**Given problem**: Pick out every line with the word "diagram" and copy it.

**Records for this task**:

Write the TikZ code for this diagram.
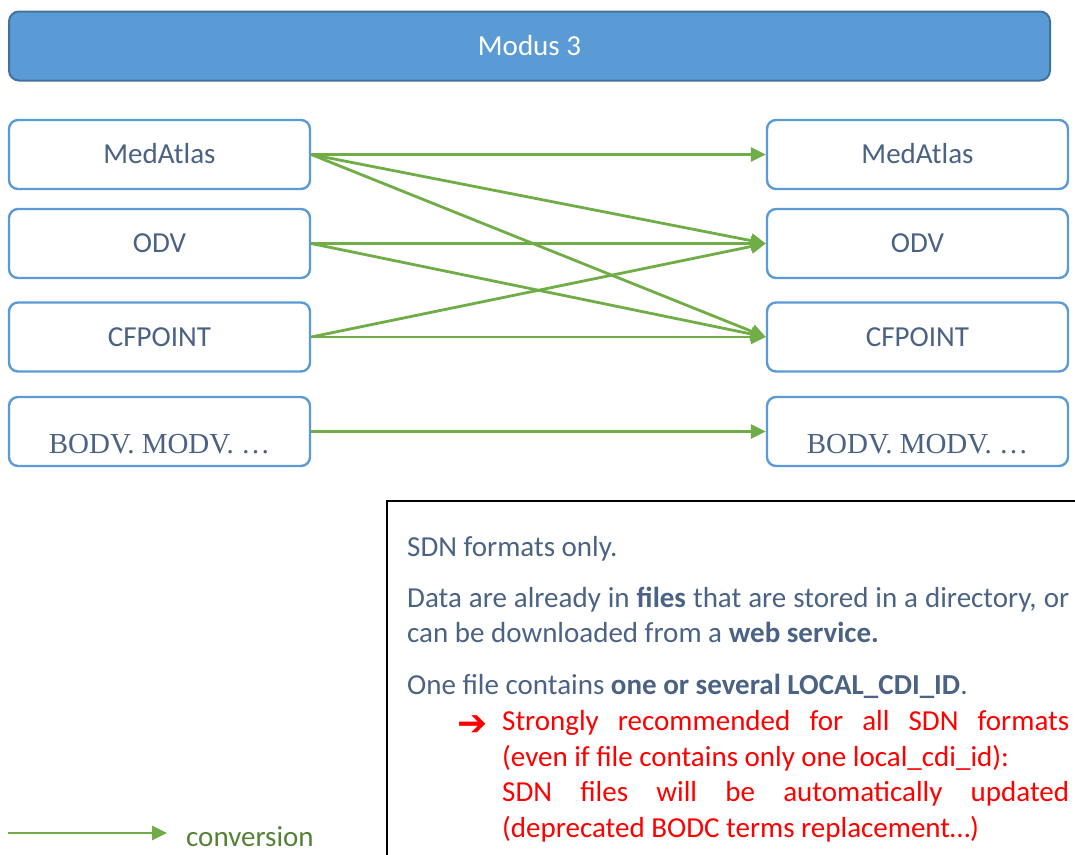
\documentclass[tikz,border=0pt]{standalone}
\usepackage{fontspec}
\setmainfont{Carlito}
\newfontfamily\serifface{Liberation Serif}
\newfontfamily\symface{DejaVu Sans}
\usetikzlibrary{arrows.meta}
\definecolor{barfill}{HTML}{5B9BD5}
\definecolor{barline}{HTML}{41719C}
\definecolor{boxline}{HTML}{5B9BD5}
\definecolor{ink}{HTML}{4A6283}
\definecolor{flow}{HTML}{70AD47}
\definecolor{legendtext}{HTML}{548235}
\definecolor{alert}{HTML}{FF0000}

\begin{document}
\begin{tikzpicture}[x=1pt,y=-1pt,
  fmt/.style={draw=boxline, line width=2.4pt, fill=white, rounded corners=9pt,
    minimum width=301pt, minimum height=69pt, inner sep=0pt, text=ink,
    font=\fontsize{29}{35}\selectfont, text height=18.7pt, text depth=0pt},
  oldfmt/.style={fmt, font=\fontsize{29}{35}\selectfont\serifface,
    text height=43pt, text depth=0pt},
  conv/.style={draw=flow, line width=2.8pt, -{Triangle[length=15pt,width=14pt]}},
  body/.style={anchor=base west, inner sep=0pt, text=ink,
    font=\fontsize{29}{35}\selectfont},
]
\useasboundingbox (0,0) rectangle (1075,854);
\clip (0,0) rectangle (1075,854);

% title bar
\node[draw=barline, fill=barfill, line width=2pt, rounded corners=10pt,
  minimum width=1041pt, minimum height=69pt, inner sep=0pt, text=white,
  font=\fontsize{29}{35}\selectfont, text height=18.7pt, text depth=0pt]
  (bar) at (529.5,46) {Modus 3};

% source formats
\node[fmt] (lmed) at (159.5,154.5) {MedAtlas};
\node[fmt] (lodv) at (159.5,243.5) {ODV};
\node[fmt] (lcf)  at (159.5,337)   {CFPOINT};
\node[oldfmt] (lold) at (159.5,431.5) {BODV. MODV. …};

% target formats
\node[fmt] (rmed) at (917.5,154.5) {MedAtlas};
\node[fmt] (rodv) at (917.5,243.5) {ODV};
\node[fmt] (rcf)  at (917.5,337)   {CFPOINT};
\node[oldfmt] (rold) at (917.5,431.5) {BODV. MODV. …};

% conversions
\draw[conv] (lmed.east) -- (rmed.west);
\draw[conv] (lmed.east) -- (rodv.west);
\draw[conv] (lmed.east) -- (rcf.west);
\draw[conv] (lodv.east) -- (rodv.west);
\draw[conv] (lodv.east) -- (rcf.west);
\draw[conv] (lcf.east) -- (rodv.west);
\draw[conv] (lcf.east) -- (rcf.west);
\draw[conv] (lold.east) -- (rold.west);

% notes
\draw[black, line width=1.5pt] (387,501) rectangle (1095,880);
\node[body] (n1) at (407,556) {SDN formats only.};
\node[body] (n2) at (407,607) {\makebox[662pt][s]{Data are already in \textbf{files} that are stored in a directory, or}};
\node[body] (n3) at (407,642) {can be downloaded from a \textbf{web service.}};
\node[body] (n4) at (407,694) {One file contains \textbf{one or several LOCAL\_CDI\_ID}.};
\node[body, text=alert, font=\fontsize{36}{36}\symface\bfseries] (mark) at (457,735) {➔};
\node[body, text=alert] (r1) at (502,730) {\makebox[567pt][s]{Strongly recommended for all SDN formats}};
\node[body, text=alert] (r2) at (502,766) {(even if file contains only one local\_cdi\_id):};
\node[body, text=alert] (r3) at (502,801) {\makebox[567pt][s]{SDN files will be automatically updated}};
\node[body, text=alert] (r4) at (502,837) {(deprecated BODC terms replacement…)};

% legend
\coordinate (lg0) at (8,833);
\coordinate (lg1) at (167,833);
\draw[conv] (lg0) -- (lg1);
\node[body, text=legendtext] (lgt) at (186,846) {conversion};
\end{tikzpicture}
\end{document}
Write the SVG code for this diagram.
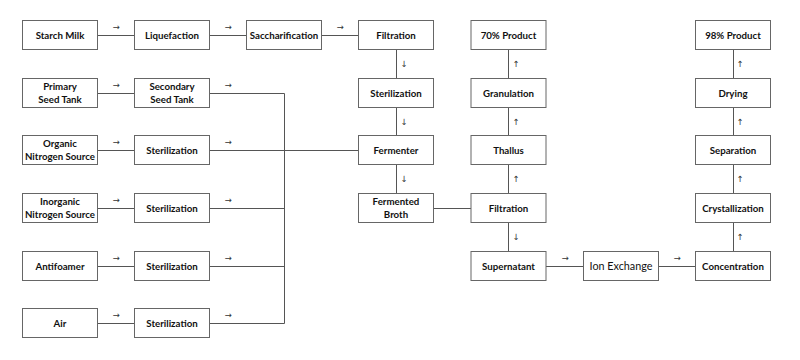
<svg xmlns="http://www.w3.org/2000/svg" width="800" height="360" viewBox="0 0 800 360">
<style>
.b{fill:#fff;stroke:#666;stroke-width:1}
.t{font-family:Lato,"Liberation Sans",sans-serif;font-weight:bold;font-size:9.7px;fill:#111;text-anchor:middle}
.n{font-weight:normal;font-size:10.8px}
.c line,.c polyline{stroke:#555;stroke-width:1;fill:none}
.a{font-family:"DejaVu Sans",sans-serif;font-size:8.5px;fill:#333;text-anchor:middle}
</style>
<rect width="800" height="360" fill="#fff"/>
<g id="connectors" class="c">
<line x1="97.5" y1="35.5" x2="134.5" y2="35.5"/>
<line x1="209.5" y1="35.5" x2="246.5" y2="35.5"/>
<line x1="321.5" y1="35.5" x2="358.5" y2="35.5"/>
<line x1="97.5" y1="93.5" x2="134.5" y2="93.5"/>
<polyline points="209.5,93.5 284.5,93.5 284.5,323.5 209.5,323.5"/>
<line x1="97.5" y1="150.5" x2="134.5" y2="150.5"/>
<line x1="209.5" y1="150.5" x2="358.5" y2="150.5"/>
<line x1="97.5" y1="208.5" x2="134.5" y2="208.5"/>
<line x1="209.5" y1="208.5" x2="284.5" y2="208.5"/>
<line x1="433.5" y1="208.5" x2="471" y2="208.5"/>
<line x1="97.5" y1="266.5" x2="134.5" y2="266.5"/>
<line x1="209.5" y1="266.5" x2="284.5" y2="266.5"/>
<line x1="546" y1="266.5" x2="583.5" y2="266.5"/>
<line x1="658.5" y1="266.5" x2="695.5" y2="266.5"/>
<line x1="97.5" y1="323.5" x2="134.5" y2="323.5"/>
<line x1="396.5" y1="49.5" x2="396.5" y2="78.5"/>
<line x1="396.5" y1="107.5" x2="396.5" y2="135.5"/>
<line x1="396.5" y1="164.5" x2="396.5" y2="193.5"/>
<line x1="508.5" y1="49.5" x2="508.5" y2="78.5"/>
<line x1="508.5" y1="107.5" x2="508.5" y2="135.5"/>
<line x1="508.5" y1="164.5" x2="508.5" y2="193.5"/>
<line x1="508.5" y1="222.5" x2="508.5" y2="251.5"/>
<line x1="733.5" y1="49.5" x2="733.5" y2="78.5"/>
<line x1="733.5" y1="107.5" x2="733.5" y2="135.5"/>
<line x1="733.5" y1="164.5" x2="733.5" y2="193.5"/>
<line x1="733.5" y1="222.5" x2="733.5" y2="251.5"/>
<g class="a">
<text x="116" y="30">→</text><text x="228" y="30">→</text><text x="340" y="30">→</text>
<text x="116" y="88">→</text><text x="228" y="88">→</text>
<text x="116" y="145">→</text><text x="228" y="145">→</text>
<text x="116" y="203">→</text><text x="228" y="203">→</text>
<text x="116" y="261">→</text><text x="228" y="261">→</text>
<text x="116" y="318">→</text><text x="228" y="318">→</text>
<text x="565" y="261">→</text><text x="677" y="261">→</text>
<text x="404" y="67">↓</text><text x="404" y="125">↓</text><text x="404" y="182">↓</text>
<text x="516" y="240">↓</text>
<text x="516" y="67">↑</text><text x="516" y="125">↑</text><text x="516" y="182">↑</text>
<text x="740" y="67">↑</text><text x="740" y="125">↑</text><text x="740" y="182">↑</text><text x="740" y="240">↑</text>
</g>
</g>
<g id="starch-milk"><rect class="b" x="22.5" y="20.5" width="75" height="29"/><text class="t" x="60" y="38.5">Starch Milk</text></g>
<g id="liquefaction"><rect class="b" x="134.5" y="20.5" width="75" height="29"/><text class="t" x="172" y="38.5">Liquefaction</text></g>
<g id="saccharification"><rect class="b" x="246.5" y="20.5" width="75" height="29"/><text class="t" x="284" y="38.5">Saccharification</text></g>
<g id="filtration-1"><rect class="b" x="358.5" y="20.5" width="75" height="29"/><text class="t" x="396" y="38.5">Filtration</text></g>
<g id="product-70"><rect class="b" x="471" y="20.5" width="75" height="29"/><text class="t" x="508.5" y="38.5">70% Product</text></g>
<g id="product-98"><rect class="b" x="695.5" y="20.5" width="75" height="29"/><text class="t" x="733" y="38.5">98% Product</text></g>

<g id="primary-seed-tank"><rect class="b" x="22.5" y="78.5" width="75" height="29"/><text class="t" x="60" y="89.5">Primary</text><text class="t" x="60" y="102.5">Seed Tank</text></g>
<g id="secondary-seed-tank"><rect class="b" x="134.5" y="78.5" width="75" height="29"/><text class="t" x="172" y="89.5">Secondary</text><text class="t" x="172" y="102.5">Seed Tank</text></g>
<g id="sterilization-main"><rect class="b" x="358.5" y="78.5" width="75" height="29"/><text class="t" x="396" y="96.5">Sterilization</text></g>
<g id="granulation"><rect class="b" x="471" y="78.5" width="75" height="29"/><text class="t" x="508.5" y="96.5">Granulation</text></g>
<g id="drying"><rect class="b" x="695.5" y="78.5" width="75" height="29"/><text class="t" x="733" y="96.5">Drying</text></g>

<g id="organic-nitrogen"><rect class="b" x="22.5" y="135.5" width="75" height="29"/><text class="t" x="60" y="146.5">Organic</text><text class="t" x="60" y="159.5">Nitrogen Source</text></g>
<g id="sterilization-organic"><rect class="b" x="134.5" y="135.5" width="75" height="29"/><text class="t" x="172" y="153.5">Sterilization</text></g>
<g id="fermenter"><rect class="b" x="358.5" y="135.5" width="75" height="29"/><text class="t" x="396" y="153.5">Fermenter</text></g>
<g id="thallus"><rect class="b" x="471" y="135.5" width="75" height="29"/><text class="t" x="508.5" y="153.5">Thallus</text></g>
<g id="separation"><rect class="b" x="695.5" y="135.5" width="75" height="29"/><text class="t" x="733" y="153.5">Separation</text></g>

<g id="inorganic-nitrogen"><rect class="b" x="22.5" y="193.5" width="75" height="29"/><text class="t" x="60" y="204.5">Inorganic</text><text class="t" x="60" y="217.5">Nitrogen Source</text></g>
<g id="sterilization-inorganic"><rect class="b" x="134.5" y="193.5" width="75" height="29"/><text class="t" x="172" y="211.5">Sterilization</text></g>
<g id="fermented-broth"><rect class="b" x="358.5" y="193.5" width="75" height="29"/><text class="t" x="396" y="204.5">Fermented</text><text class="t" x="396" y="217.5">Broth</text></g>
<g id="filtration-2"><rect class="b" x="471" y="193.5" width="75" height="29"/><text class="t" x="508.5" y="211.5">Filtration</text></g>
<g id="crystallization"><rect class="b" x="695.5" y="193.5" width="75" height="29"/><text class="t" x="733" y="211.5">Crystallization</text></g>

<g id="antifoamer"><rect class="b" x="22.5" y="251.5" width="75" height="29"/><text class="t" x="60" y="269.5">Antifoamer</text></g>
<g id="sterilization-antifoamer"><rect class="b" x="134.5" y="251.5" width="75" height="29"/><text class="t" x="172" y="269.5">Sterilization</text></g>
<g id="supernatant"><rect class="b" x="471" y="251.5" width="75" height="29"/><text class="t" x="508.5" y="269.5">Supernatant</text></g>
<g id="ion-exchange"><rect class="b" x="583.5" y="251.5" width="75" height="29"/><text class="t n" x="621" y="269.5">Ion Exchange</text></g>
<g id="concentration"><rect class="b" x="695.5" y="251.5" width="75" height="29"/><text class="t" x="733" y="269.5">Concentration</text></g>

<g id="air"><rect class="b" x="22.5" y="308.5" width="75" height="29"/><text class="t" x="60" y="326.5">Air</text></g>
<g id="sterilization-air"><rect class="b" x="134.5" y="308.5" width="75" height="29"/><text class="t" x="172" y="326.5">Sterilization</text></g>
</svg>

**Answer for the task**:
Write the TikZ code for this diagram.
Write the SVG code for this diagram.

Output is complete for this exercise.